Una profunda discusión se dio hacia fines de los años 60 en el seno del pueblo, en especial entre los trabajadores, sobre cuál era la actitud a tomar frente al gobierno dictatorial de aquel entonces.
Mientras un sector proponía la natural relación con el gobierno que llevaba las riendas del Estado, la inmensa mayoría planteaba desconocer su naturaleza y por el contrario, enfrentarlo con todas las formas de lucha.
Los primeros recibieron el mote de «colaboracionistas», porque, de hecho, negociar con ese gobierno era legitimarlo.
La acusación mas grave que pesaba sobre Onganía en su relación con el pueblo era la de intentar instalar un modelo fascista. El fascismo se había caracterizado en Italia en buscar, por todos los medios, valiéndose del control estatal, domesticar al movimiento de masas, tratando de ponerlo bajo sus planes y órdenes.
Planteaba una forma de participación de masas en el Estado a través de sus «representaciones» sectoriales que, lógicamente habían sido impuestas por el régimen a dedo y sin ninguna decisión de los representados.
¿Cómo no identificar esta práctica con lo que hace hoy el gobierno de Kirchner con los llamados movimientos sociales?
Los movimientos de desocupados aparecieron en nuestro país hacia fines de los 90, como una respuesta orgánica de los sectores que habían sido desplazados del mundo del trabajo por el menemismo.
Sus primeras manifestaciones se dieron en Neuquén (Cutral-co y Plaza Huincul) y en Salta (Tartagal y Mosconi). No por casualidad, en todos esos pueblos vinculados a la privatización de YPF, donde la desocupación pegó con dureza.
Pronto, esa experiencia comienza a ser tomada por el resto del país, y la formación de movimientos de desocupados se extiende, a tal grado que, algunos intelectuales llegan a hablar del nacimiento de un “nuevo sujeto social que desplazó a la clase obrera, ocupando el papel histórico que la historia le reserva a ésta”.
Los movimientos de desocupados, con sus planteos y reivindicaciones se transforman en una piedra en el zapato del capital monopolista, al desnudar una de las consecuencias sociales de su dominación. Los mismos tienen vigencia hasta un tiempo después de la caída del gobierno de De la Rúa en el 2001.

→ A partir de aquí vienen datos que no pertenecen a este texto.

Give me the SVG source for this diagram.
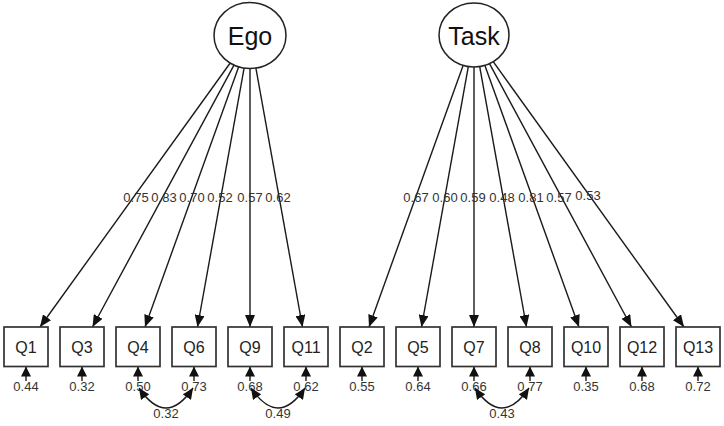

No es porque sí que, incluso, uno de los principales directivos de un banco español se acerque a negociar con ellos, tratando de neutralizarlos. Desde los inicios de dichos movimientos, toda la superestructura política, de izquierda a derecha, se lanza a formar su propia «orga», pensando en engordar su aparato partidario, en captar no sólo militantes, también parte del queso que se reparte desde el Estado a esas organizaciones en forma de subsidios.
Es tan grande esta maniobra que no queda partido que no tenga su sello de “desocupados”.
Y la lucha en su seno no es sólo por distintas posturas, se empieza a pelear la moneda (los subsidios), al punto que organizaciones del mismo signo se disputan a golpes, a las personas captadas que representan más cantidad de subsidios.
Hoy, bajo el disfraz del progresismo, el gobierno K se vanagloria de la participación de los movimientos sociales en su armado político pero, en realidad, se trata de sus propios punteros que, disfrazados de luchadores populares, utilizan al pueblo como rehén, aprovechándose de sus necesidades y valiéndose de sus «contactos».
El movimiento de masas, que se erige desde la autoconvocatoria, que se fortalece enfrentando al Estado de los monopolios, no tiene nada que ver con esa caricatura y como lo demuestra a lo largo del país, en cada lucha, no sólo no está dispuesto a participar de la fiesta de los poderosos, a recibir las migajas de su botín, sino que se dispone a arrebatarles todos sus privilegios y a construir una sociedad sin explotadores ni explotados.